I can't let Northern Echoes go by without seconding John Rimmer's thoughts on Hilary Evans, such a sad loss. I can't say that I knew him personally, we met on perhaps three or four occasions (a visit with John to the MEPL back in 1979, a couple of conferences in the 1980s and I think one of the UnConventions) but I can testify to his willingness to help, sending me free of charge a photocopy of a rare booklet in his possession when I was doing my revisionist history of abductions back in the early 1990s. One of Hilary's main contributions was in international relations, and if anyone wanted to memorialise him, perhaps a book series in his name giving English language translations of foreign titles on the UFO, paranormal and Fortean fields would be a suitable project. There is lots of good stuff out there not available to us monoglot anglophones.

A recent comment on the blog asks me if I consider myself a Fortean. As explained, I avoid labels, especially those which suggest that you should think in particular ways. However I would be happy to thought of as Fortean in the open-minded but critical tradition that Hilary was part of. Another excellent Fortean is Dr Mike Dash whose blog formerly on the Charles Fort Institute website is now being featured in a blog set up by the prestigious Smithsonian Institute. Here Mike will be merging his Fortean and historical blog on the Smithsonian's new blogsite 'Past Imperfect': (Link HERE). This is all about various aspects of what one might call "hidden history". Mike's first two contributions include a deconstruction of a strange time slip story and an account of the last of the Cornish packmen. His two co-contributers Kate Abbot and Gilbert King also provide pieces with more than a whiff of Forteanism. Highly recommended.

A phrase which keeps cropping up and which causes a lot of controversy is "extraordinary claims require extraordinary evidence" as there is no agreement as to what the extraordinary means in either case. One interesting way of thinking about this is to try and quantify it. I suggest as a marker the time taken to run a mile, expressed in seconds. A good club athlete can easily run the mile in 5 minutes, 300 seconds, so 300 can be set to represent everyday reality. Just over 4 minutes at 250 seconds represents rarer but well established events; 225 seconds represent very rare events, the current world record of 223.13 seconds set by Hicham El Guerroy in 1999 represents the margins of the currently possible, well documented events but perhaps so rare they will never be detected again.

We now have some sort of reverse ladder of anomaly, so readers should think about what sort of evidence they would require for 220 seconds which would be theoretically possible but not yet detected. Perhaps the endorsement of the appropriate sporting authorities. What about 210, 200, 180 seconds - the three minute mile, representing something which would really challenge how we view the world but might not totally overthrown everything we know. Such a claim might need multiple independent timings, several independent films, a large audience etc. What about 150, 120, 100, 60, 30, 10 seconds? Is there a point at which no amount of evidence could convince you, because the claim is so extraordinary that almost any other explanation - massive conspiracy, mass hypnosis or whatever - is a lesser claim. (To clarify I am not talking about what might be possible in some remote cyborgian future but a claim made now in the run up to the London Olympics).

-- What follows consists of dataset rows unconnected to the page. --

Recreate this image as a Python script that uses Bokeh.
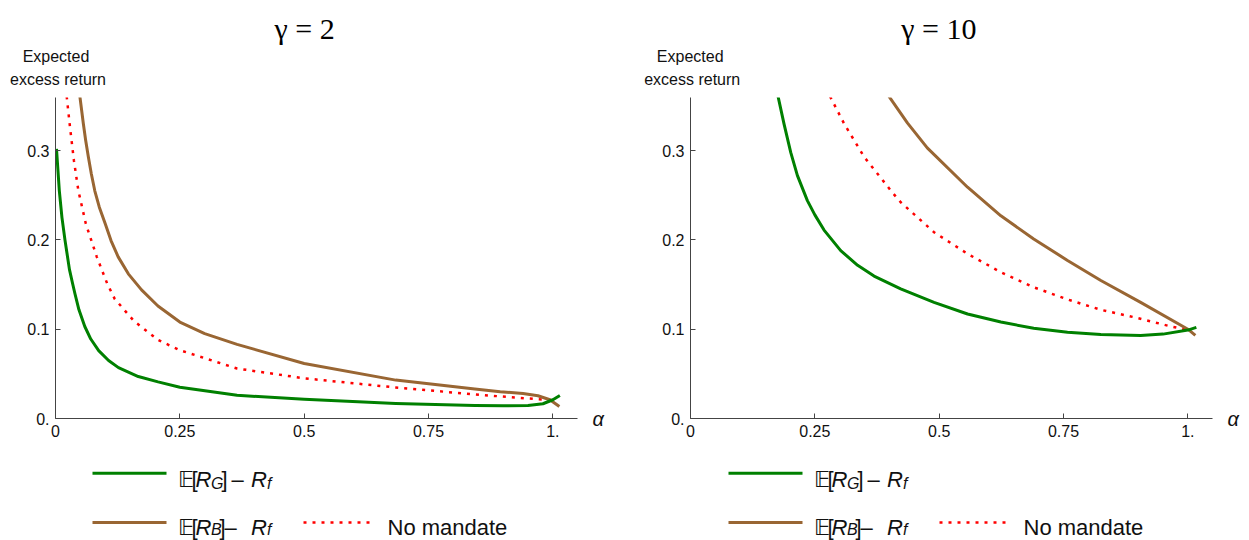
from bokeh.plotting import figure
from bokeh.models import Range1d, FixedTicker, LinearAxis
from bokeh.layouts import row, column
from bokeh.embed import file_html
from bokeh.resources import INLINE
from bokeh.core.properties import value

# ---------------- data ----------------
ALPHA_TICKS = [0, 0.25, 0.5, 0.75, 1.0]
ALPHA_TICK_LABELS = ["0", "0.25", "0.5", "0.75", "1."]
Y_TICKS = [0, 0.1, 0.2, 0.3]
Y_TICK_LABELS = ["0.", "0.1", "0.2", "0.3"]
TITLES = ["γ = 2", "γ = 10"]
Y_LABEL = ["Expected", "excess return"]
X_LABEL = "α"

# gamma = 2
g2_green_alpha = [0.002, 0.0077, 0.013, 0.019, 0.0231, 0.028, 0.034, 0.039, 0.047, 0.0589,
                  0.0709, 0.0868, 0.1067, 0.1266, 0.1664, 0.2062, 0.250, 0.365, 0.500, 0.684,
                  0.843, 0.900, 0.950, 0.980, 1.000, 1.014]
g2_green = [0.302, 0.255, 0.225, 0.200, 0.185, 0.167, 0.152, 0.140, 0.122, 0.103,
            0.089, 0.076, 0.065, 0.057, 0.047, 0.041, 0.035, 0.026, 0.0216, 0.0168,
            0.0145, 0.0142, 0.0145, 0.0165, 0.021, 0.0258]
g2_brown_alpha = [0.049, 0.056, 0.0607, 0.066, 0.072, 0.079, 0.0881, 0.100, 0.1116, 0.126,
                  0.1464, 0.173, 0.206, 0.250, 0.300, 0.365, 0.500, 0.684, 0.843, 0.894,
                  0.940, 0.970, 0.994, 1.013]
g2_brown = [0.3607, 0.330, 0.3113, 0.293, 0.274, 0.255, 0.2366, 0.218, 0.1993, 0.181,
            0.162, 0.144, 0.126, 0.108, 0.095, 0.083, 0.0616, 0.043, 0.033, 0.030,
            0.028, 0.0255, 0.021, 0.0134]
g2_red_alpha = [0.0225, 0.029, 0.037, 0.046, 0.061, 0.083, 0.104, 0.119, 0.158, 0.206, 0.250,
                0.365, 0.500, 0.684, 0.843, 0.923, 1.000]
g2_red = [0.3607, 0.327, 0.289, 0.255, 0.218, 0.181, 0.151, 0.134, 0.109, 0.088, 0.0765,
          0.056, 0.045, 0.0347, 0.027, 0.0235, 0.0205]

# gamma = 10
g10_green_alpha = [0.176, 0.188, 0.2015, 0.215, 0.235, 0.250, 0.2685, 0.302, 0.336, 0.369,
                   0.4226, 0.4896, 0.557, 0.624, 0.690, 0.758, 0.825, 0.905, 0.950, 1.000, 1.017]
g10_green = [0.3607, 0.330, 0.298, 0.272, 0.244, 0.228, 0.211, 0.188, 0.1715, 0.1595,
             0.1452, 0.130, 0.117, 0.108, 0.101, 0.0967, 0.094, 0.093, 0.0945, 0.099, 0.102]
g10_brown_alpha = [0.399, 0.436, 0.476, 0.557, 0.624, 0.690, 0.758, 0.825, 0.905, 1.000, 1.015]
g10_brown = [0.3607, 0.331, 0.303, 0.259, 0.227, 0.201, 0.177, 0.1545, 0.130, 0.100, 0.093]
g10_red_alpha = [0.2806, 0.309, 0.349, 0.406, 0.4226, 0.4896, 0.557, 0.624, 0.690, 0.758,
                 0.825, 0.891, 0.963, 1.000]
g10_red = [0.3607, 0.330, 0.293, 0.253, 0.2422, 0.2086, 0.1844, 0.1638, 0.147, 0.1333,
           0.1217, 0.1135, 0.1035, 0.099]

GREEN = "#008000"
BROWN = "#996633"
RED = "#ff0000"
SANS = "Liberation Sans"
SERIF = "Liberation Serif"
INK = "#111111"

# ---------------- layout constants (pixels) ----------------
PX_PER_ALPHA = 497.4
FRAME_W = 522
FRAME_H = 321
X_END = FRAME_W / PX_PER_ALPHA
Y_END = FRAME_H / 893.0
HEAD_H = 97
MAIN_H = FRAME_H + 30
LEG_TOP = HEAD_H + MAIN_H
LEG_H = 92


def style_axis(ax, ticks, labels):
    ax.ticker = FixedTicker(ticks=ticks)
    ax.major_label_overrides = {t: l for t, l in zip(ticks, labels)}
    ax.axis_line_color = "#444444"
    ax.major_tick_line_color = "#444444"
    ax.major_tick_in = 5
    ax.major_tick_out = 0
    ax.minor_tick_line_color = None
    ax.major_label_text_font = SANS
    ax.major_label_text_font_size = "16px"
    ax.major_label_text_color = INK
    ax.major_label_standoff = 6


def make_header(left, width, title, x0):
    h = figure(width=width, height=HEAD_H, title=None,
               x_range=Range1d(left, left + width), y_range=Range1d(HEAD_H, 0),
               x_axis_type=None, y_axis_type=None, min_border=0,
               toolbar_location=None, output_backend="svg")
    h.outline_line_color = None
    h.text(x=[x0 + 0.5 * PX_PER_ALPHA], y=[28], text=[title], text_font=value(SERIF),
           text_font_size=value("30px"), text_align="center", text_baseline="alphabetic",
           text_color="#000000")
    h.text(x=[x0, x0 + 2], y=[56, 79], text=Y_LABEL, text_font=value(SANS),
           text_font_size=value("16px"), text_align="center", text_baseline="alphabetic",
           text_color=INK)
    return h


def make_panel(green, brown, red, width, border_left, border_right):
    p = figure(width=width, height=MAIN_H, title=None,
               x_range=Range1d(0, X_END), y_range=Range1d(0, Y_END),
               min_border_left=border_left, min_border_right=border_right,
               min_border_top=0, min_border_bottom=30,
               toolbar_location=None, output_backend="svg")
    p.outline_line_color = None
    p.xgrid.visible = False
    p.ygrid.visible = False
    style_axis(p.xaxis[0], ALPHA_TICKS, ALPHA_TICK_LABELS)
    style_axis(p.yaxis[0], Y_TICKS, Y_TICK_LABELS)

    # the alpha label sits to the right of the x axis, at y = 0
    a = LinearAxis(ticker=FixedTicker(ticks=[0]), major_label_overrides={0: X_LABEL})
    a.axis_line_color = None
    a.major_tick_line_color = None
    a.minor_tick_line_color = None
    a.major_tick_in = 0
    a.major_tick_out = 0
    a.major_label_standoff = 15
    a.major_label_text_font = SANS
    a.major_label_text_font_style = "italic"
    a.major_label_text_font_size = "20px"
    a.major_label_text_color = INK
    p.add_layout(a, "right")

    p.line(red[0], red[1], line_color=RED, line_width=2.5, line_dash="3 6", line_join="round")
    p.line(brown[0], brown[1], line_color=BROWN, line_width=3, line_join="round")
    p.line(green[0], green[1], line_color=GREEN, line_width=3, line_join="round")
    return p


def make_legend(left, width, dx):
    q = figure(width=width, height=LEG_H, title=None,
               x_range=Range1d(left, left + width), y_range=Range1d(LEG_TOP + LEG_H, LEG_TOP),
               x_axis_type=None, y_axis_type=None, min_border=0,
               toolbar_location=None, output_backend="svg")
    q.outline_line_color = None
    q.line([92 + dx, 166 + dx], [472.7, 472.7], line_color=GREEN, line_width=3)
    q.line([92 + dx, 166 + dx], [522.0, 522.0], line_color=BROWN, line_width=3)
    q.line([303 + dx, 372 + dx], [522.0, 522.0], line_color=RED, line_width=2.5, line_dash="3 6")

    def txt(xs, ys, texts, size, style="normal"):
        q.text(x=[x + dx for x in xs], y=ys, text=texts, text_font=value(SANS),
               text_font_size=value(size), text_font_style=style,
               text_baseline="alphabetic", text_align="left", text_color=INK)

    for base, sub, close_x, dash_x, sub_dy in ((479.3, "G", 221, 231, 4),
                                               (526.5, "B", 219, 224, 2.5)):
        txt([177, 191], [base, base], ["𝔼", "["], "22px")
        txt([close_x, dash_x], [base, base], ["]", "–"], "22px")
        txt([195, 250.5], [base, base], ["R", "R"], "22px", "italic")
        txt([210.5, 266.5], [base + sub_dy, base + sub_dy], [sub, "f"], "16px", "italic")
    txt([387], [526.5], ["No mandate"], "22px")
    return q


LEFT_W, RIGHT_W = 628, 620
X0_LEFT, X0_RIGHT = 55.5, 689.7

h1 = make_header(0, LEFT_W, TITLES[0], X0_LEFT)
h2 = make_header(LEFT_W, RIGHT_W, TITLES[1], X0_RIGHT)
p1 = make_panel((g2_green_alpha, g2_green), (g2_brown_alpha, g2_brown), (g2_red_alpha, g2_red),
                LEFT_W, 55, LEFT_W - 55 - FRAME_W)
p2 = make_panel((g10_green_alpha, g10_green), (g10_brown_alpha, g10_brown),
                (g10_red_alpha, g10_red), RIGHT_W, 62, RIGHT_W - 62 - FRAME_W)
l1 = make_legend(0, LEFT_W, 0)
l2 = make_legend(LEFT_W, RIGHT_W, 636)

layout = column(row(h1, h2), row(p1, p2), row(l1, l2))
open("out.html", "w").write(file_html(layout, INLINE))
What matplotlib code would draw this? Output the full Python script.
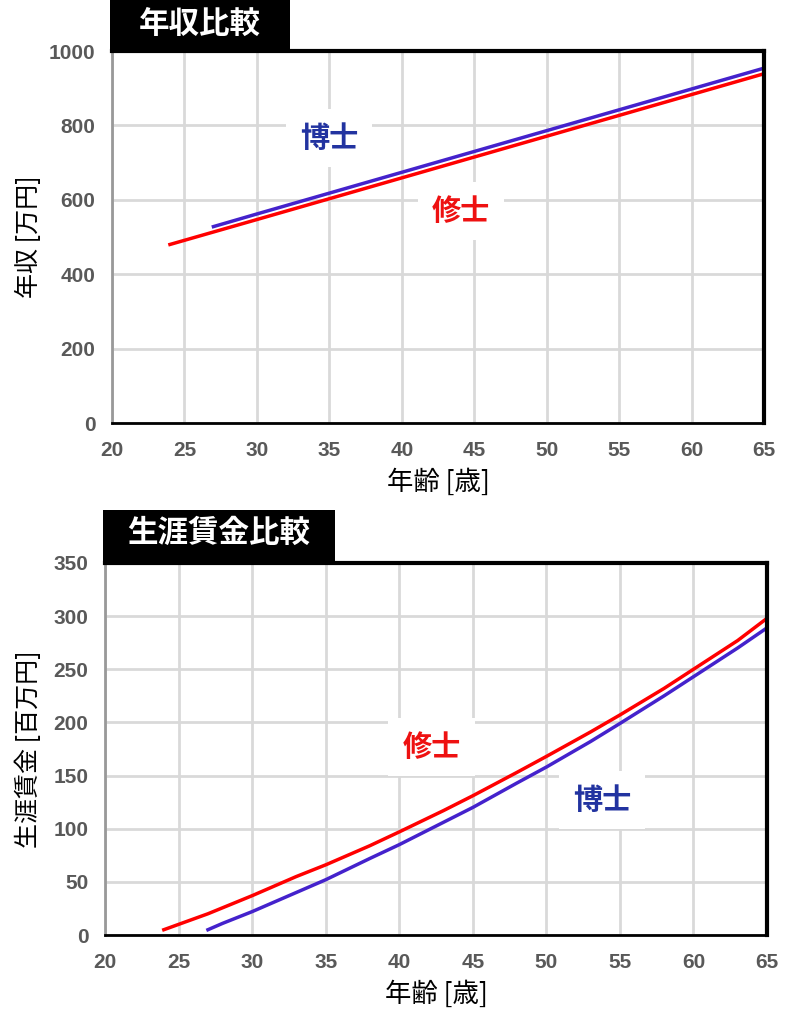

A scale like this also allows us to start thinking about what scale various anomalies might lie on. For myself, offhand I would put uncatalogued natural phenomena for some UFO reports and orang pendek both around 220, Bigfoot perhaps 200, telepathy about 180, precognition and microPK about 170, some UFOs being ET craft about 170, macroPK about 150, life after death/reincarnation about 140, alien abductions about 100 and message writing and mince pie eating poltergeists down at about 60 (rather below humans turning into bears!).

Everyone can have a go at this and disagree to their hearts content about where in the scale where various things lie, but "extraordinary claims require extraordinary evidence" means basically the evidence that would be needed to validate the claim that someone has run the mile in three minutes.

1 comment:

  1. When Dr Roger Bannister first broke the 4-minute mile he opined that however much human achievements improved nobody would ever run it in 3 and a half minutes. This equates to your number 210 (seconds). One very good reason he is right (but a reason he probably never thought of) is that the mile would soon become an obsolete distance. Does anyone run a mile nowadays? Once in a very blue moon, I suppose.

    But I agree this was not the point of your 'extraordinary claims' article.